## WHAT NEEDS TO BE DONE
Set down, exactly as written, the lines from the top of the data to the line that holds "var width = 1004, height = 613;", and omit the pictures.

## SUPPLIED INFORMATION
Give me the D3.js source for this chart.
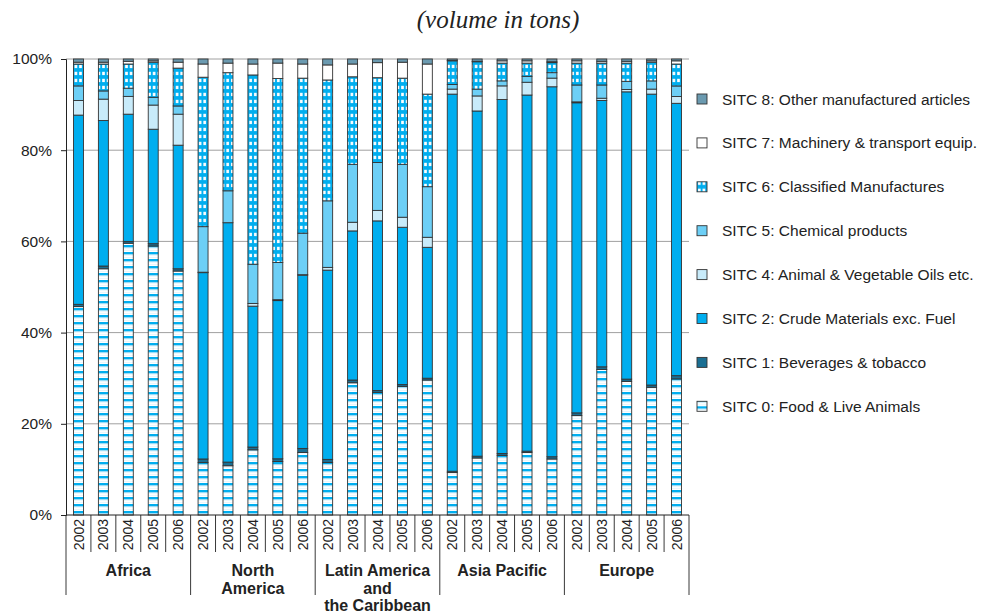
<!DOCTYPE html>
<html>
<head>
<meta charset="utf-8">
<script src="https://cdn.jsdelivr.net/npm/d3@7"></script>
<style>
	body { margin: 0; background: #fff; }
	text { font-family: "Liberation Sans", Arial, sans-serif; fill: #222; }
</style>
</head>
<body>
<svg id="svg"></svg>
<script>
var width = 1004, height = 613;

// data, share of volume (%) per region and year
var regions = ["Africa", "North|America", "Latin America|and|the Caribbean", "Asia Pacific", "Europe"];
var years = ["2002", "2003", "2004", "2005", "2006"];
var seriesKeys = ["sitc0", "sitc1", "sitc2", "sitc4", "sitc5", "sitc6", "sitc7", "sitc8"];
var seriesNames = ["SITC 0: Food & Live Animals", "SITC 1: Beverages & tobacco", "SITC 2: Crude Materials exc. Fuel",
	"SITC 4: Animal & Vegetable Oils etc.", "SITC 5: Chemical products", "SITC 6: Classified Manufactures",
	"SITC 7: Machinery & transport equip.", "SITC 8: Other manufactured articles"];
var sitc0 = [45.7, 54.0, 59.6, 59.0, 53.5, 11.5, 10.8, 14.3, 11.8, 13.7, 11.5, 29.0, 26.9, 28.2, 29.6, 9.3, 12.5, 13.1, 13.7, 12.3, 21.8, 31.9, 29.3, 28.0, 29.8];
var sitc1 = [0.5, 0.6, 0.4, 0.5, 0.5, 0.8, 0.8, 0.6, 0.6, 0.9, 0.7, 0.6, 0.4, 0.4, 0.4, 0.3, 0.4, 0.4, 0.3, 0.5, 0.6, 0.6, 0.5, 0.5, 0.7];
var sitc2 = [41.5, 31.9, 27.9, 25.1, 27.1, 40.9, 52.5, 30.9, 34.9, 38.0, 41.5, 32.7, 37.2, 34.5, 28.7, 82.7, 75.7, 77.7, 78.1, 81.3, 68.0, 58.4, 63.0, 63.8, 59.6];
var sitc4 = [3.2, 4.7, 3.9, 5.3, 6.8, 0.1, 0.0, 0.6, 0.2, 0.1, 0.6, 1.9, 2.3, 2.2, 2.2, 1.1, 3.3, 3.0, 2.8, 1.9, 0.2, 0.5, 0.5, 1.1, 1.5];
var sitc5 = [3.2, 1.8, 1.8, 1.7, 1.8, 10.0, 7.0, 8.6, 8.2, 9.1, 14.6, 12.7, 10.5, 11.6, 11.1, 1.0, 1.5, 1.1, 1.3, 1.2, 3.7, 2.9, 1.8, 1.8, 2.3];
var sitc6 = [4.8, 5.9, 5.3, 7.7, 8.3, 32.8, 25.9, 41.5, 40.6, 34.0, 26.5, 19.2, 18.6, 18.9, 20.3, 5.2, 6.0, 3.9, 2.9, 2.2, 4.8, 4.8, 4.0, 4.1, 4.8];
var sitc7 = [0.4, 0.4, 0.6, 0.3, 1.3, 2.9, 2.1, 2.4, 3.4, 3.1, 3.3, 2.8, 3.3, 3.5, 6.6, 0.1, 0.1, 0.5, 0.5, 0.2, 0.5, 0.4, 0.4, 0.3, 0.7];
var sitc8 = [0.7, 0.7, 0.5, 0.4, 0.7, 1.1, 0.9, 1.1, 0.9, 1.1, 1.3, 1.1, 0.8, 0.7, 1.1, 0.3, 0.5, 0.4, 0.4, 0.6, 0.4, 0.5, 0.5, 0.4, 0.4];
var yTicks = [0, 0.2, 0.4, 0.6, 0.8, 1];

var fills = {
	sitc0: "url(#stripes)", sitc1: "#1b6f93", sitc2: "#00aeef", sitc4: "#c8ebfa",
	sitc5: "#6dcff6", sitc6: "url(#checks)", sitc7: "#ffffff", sitc8: "#6b9ab0"
};

var svg = d3.select("#svg")
	.attr("width", width)
	.attr("height", height);

var defs = svg.append("defs");
var p0 = defs.append("pattern").attr("id", "stripes")
	.attr("patternUnits", "userSpaceOnUse").attr("width", 7).attr("height", 7);
p0.append("rect").attr("width", 7).attr("height", 7).attr("fill", "#fff");
p0.append("rect").attr("width", 7).attr("height", 2).attr("fill", "#00aeef");
p0.append("rect").attr("y", 2).attr("width", 7).attr("height", 1.2).attr("fill", "#9adcf7");
p0.append("rect").attr("y", 5).attr("width", 7).attr("height", 0.8).attr("fill", "#e3f5fd");
var p6 = defs.append("pattern").attr("id", "checks")
	.attr("patternUnits", "userSpaceOnUse").attr("width", 4.6).attr("height", 7);
p6.append("rect").attr("width", 4.6).attr("height", 7).attr("fill", "#00aeef");
p6.append("rect").attr("x", 1).attr("y", 1.8).attr("width", 2.6).attr("height", 3.3).attr("fill", "#fff");

var rows = d3.range(sitc0.length).map(function(i) {
	return { i: i, sitc0: sitc0[i], sitc1: sitc1[i], sitc2: sitc2[i], sitc4: sitc4[i],
		sitc5: sitc5[i], sitc6: sitc6[i], sitc7: sitc7[i], sitc8: sitc8[i] };
});
var stack = d3.stack().keys(seriesKeys).offset(d3.stackOffsetExpand);
var layers = stack(rows);

var plotLeft = 66, plotRight = 689, plotTop = 59, plotBottom = 515;
var x = d3.scaleBand()
	.domain(d3.range(rows.length))
	.range([plotLeft, plotRight])
	.paddingInner(0.6)
	.paddingOuter(0.3);
var y = d3.scaleLinear()
	.domain([0, 1])
	.range([plotBottom, plotTop]);

// grid
svg.append("g").selectAll("line")
	.data(yTicks.slice(1))
	.enter().append("line")
	.attr("x1", plotLeft).attr("x2", plotRight)
	.attr("y1", function(d) { return y(d); })
	.attr("y2", function(d) { return y(d); })
	.attr("stroke", "#a0a0a0").attr("stroke-width", 1);

// bars
svg.append("g").selectAll("g")
	.data(layers)
	.enter().append("g")
	.attr("fill", function(d) { return fills[d.key]; })
	.selectAll("rect")
	.data(function(d) { return d; })
	.enter().append("rect")
	.attr("x", function(d) { return x(d.data.i); })
	.attr("y", function(d) { return y(d[1]); })
	.attr("width", x.bandwidth())
	.attr("height", function(d) { return y(d[0]) - y(d[1]); })
	.attr("stroke", "#333")
	.attr("stroke-width", 0.9);

// y axis
var yAxis = d3.axisLeft(y)
	.tickValues(yTicks)
	.tickSize(5)
	.tickFormat(d3.format(".0%"));
svg.append("g")
	.attr("transform", "translate(" + plotLeft + ",0)")
	.call(yAxis)
	.call(function(g) {
		g.select(".domain").attr("stroke", "#222");
		g.selectAll(".tick line").attr("stroke", "#222");
		g.selectAll(".tick text").attr("font-size", 15.5).attr("font-family", "Liberation Sans, Arial, sans-serif")
			.attr("fill", "#222").attr("x", -14);
	});

// x axis line and separators
svg.append("line")
	.attr("x1", plotLeft).attr("x2", plotRight)
	.attr("y1", plotBottom).attr("y2", plotBottom)
	.attr("stroke", "#222");
var step = x.step();
svg.append("g").selectAll("line")
	.data(d3.range(rows.length + 1))
	.enter().append("line")
	.attr("x1", function(i) { return plotLeft + i * step; })
	.attr("x2", function(i) { return plotLeft + i * step; })
	.attr("y1", plotBottom)
	.attr("y2", function(i) { return i % years.length == 0 ? 595 : 552; })
	.attr("stroke", "#222").attr("stroke-width", 0.9);

svg.append("g").selectAll("text")
	.data(rows)
	.enter().append("text")
	.attr("transform", function(d) { return "translate(" + (x(d.i) + x.bandwidth() / 2) + ",519) rotate(-90)"; })
	.attr("text-anchor", "end")
	.attr("dy", "0.36em")
	.attr("font-size", 14)
	.text(function(d) { return years[d.i % years.length]; });

var groups = svg.append("g").selectAll("text")
	.data(regions)
	.enter().append("text")
	.attr("x", function(d, i) { return plotLeft + (i + 0.5) * years.length * step; })
	.attr("y", 576)
	.attr("text-anchor", "middle")
	.attr("font-size", 16)
	.attr("font-weight", "bold");
groups.selectAll("tspan")
	.data(function(d) { return d.split("|"); })
	.enter().append("tspan")
	.attr("x", function() { return this.parentNode.getAttribute("x"); })
	.attr("dy", function(d, i) { return i == 0 ? 0 : 17.5; })
	.text(function(d) { return d; });

// title
svg.append("text")
	.attr("x", 498)
	.attr("y", 28)
	.attr("text-anchor", "middle")
	.style("font-family", "Liberation Serif, Times New Roman, serif")
	.style("font-style", "italic")
	.attr("font-size", 25)
	.text("(volume in tons)");

// legend
var legend = svg.append("g").selectAll("g")
	.data(seriesKeys.slice().reverse())
	.enter().append("g")
	.attr("transform", function(d, i) { return "translate(697," + (99 + i * 43.9) + ")"; });
legend.append("rect")
	.attr("x", 0).attr("y", -5)
	.attr("width", 10).attr("height", 10)
	.attr("fill", function(d) { return fills[d]; })
	.attr("stroke", "#333").attr("stroke-width", 0.9);
legend.append("text")
	.attr("x", 25)
	.attr("dy", "0.36em")
	.attr("font-size", 15.5)
	.text(function(d) { return seriesNames[seriesKeys.indexOf(d)]; });
</script>
</body>
</html>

## FINISHED ANSWER
Give me the D3.js source for this chart.
<!DOCTYPE html>
<html>
<head>
<meta charset="utf-8">
<script src="https://cdn.jsdelivr.net/npm/d3@7"></script>
<style>
	body { margin: 0; background: #fff; }
	text { font-family: "Liberation Sans", Arial, sans-serif; fill: #222; }
</style>
</head>
<body>
<svg id="svg"></svg>
<script>
var width = 1004, height = 613;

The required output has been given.